I am surprised every year as I talk to children of all ages around the holidays about how they do and don’t experience Christmas. I’m surprised about the entitlement that has swept through the culture of children today. But I’m not surprised about how the two correlate.
First of all, we believe it is very important for your family to be about giving this season. We think it is a fantastic opportunity for kids to be a part of what Christmas looks like walked out…at soup kitchens, sponsoring and buying gifts for a family, anything where they get to experience, not just hear the true meaning of Christmas.
We also get excited when we hear stories of what this can look like in your homes…families where each child draws a name for another child and saves money they’ve earned to choose a gift themselves. Other families give their children each money to give to an organization they choose…and take it to that organization in person. We’ve had kids give Daystar dollars and change, looking like they just gave $1000 to us at Christmas time. It means just as much to us, as a ministry. And, as people who believe in kids and their capacity for compassion and the importance of teaching them generosity, it takes on an even greater meaning.

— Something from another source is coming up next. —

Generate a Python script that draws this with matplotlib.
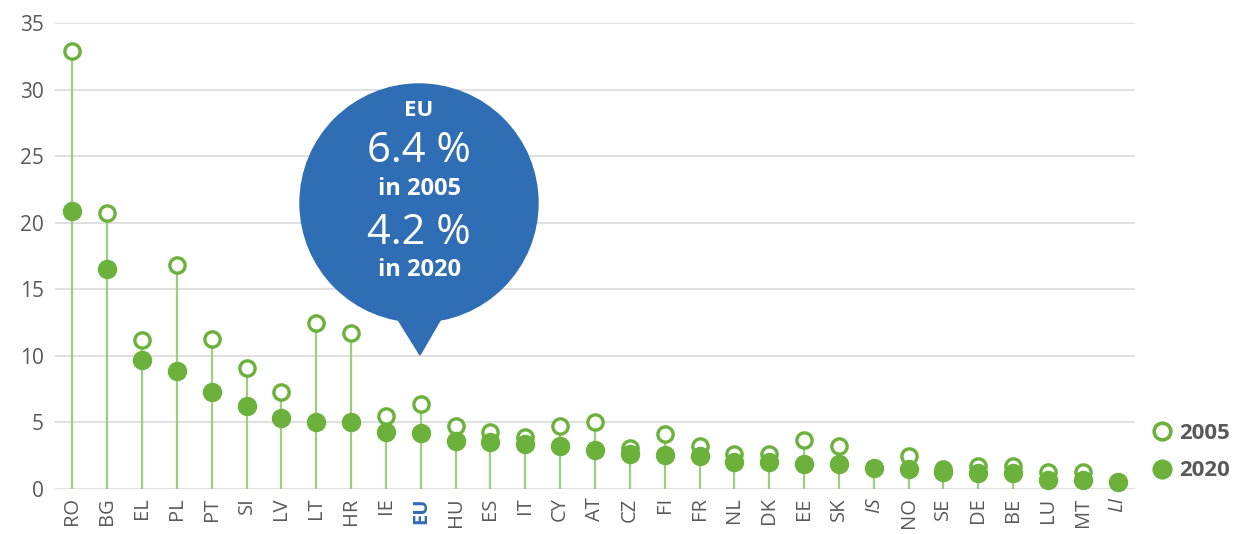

Give your children a chance to be a part of Christmas in your family, rather than just facilitate it. Saying that, we know the easiest thing is to buy presents for everyone on your (and their) list and fill in the to’s and from’s. When we do this, we take away their ownership, their opportunity for generosity and their joy.

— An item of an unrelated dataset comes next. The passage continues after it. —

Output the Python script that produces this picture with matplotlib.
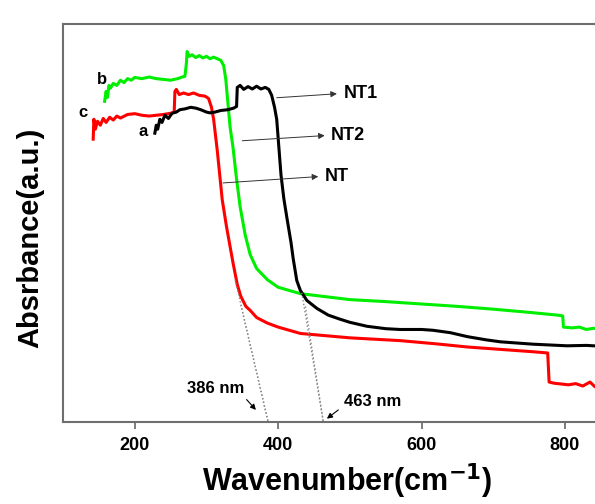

Instead, how about taking a Saturday this winter and giving each family member a chance to raise money by doing chores. On another day, take a family trip to the mall where each child can choose their own gift for that person. Ask them what they’d like to make…coupons are always a great gift. One 7th grade girl in a group last week told us she wanted to write down things she liked about her mom and put them in a pretty box, for her mom to open every day of the next month. How would that be for a gift and reminder for you? But she wouldn’t have thought of this without a discussion around giving. It wasn’t just that she was thinking about herself (although that’s the case, too, in their narcissistic years). It’s just hard for them to think through it in the midst of homework, making friends, sports practices, etc. Have a brainstorming night as a family about how you can give to each other. Let them pick buy the other parents’ gifts, too—starting with the finances, if possible, choosing the gift, buying it from the store, and even wrapping it. Your Christmas may look a little more DIY-ish this year, but we believe it will be full of much more pride from your kids and joy from your entire family, as a result.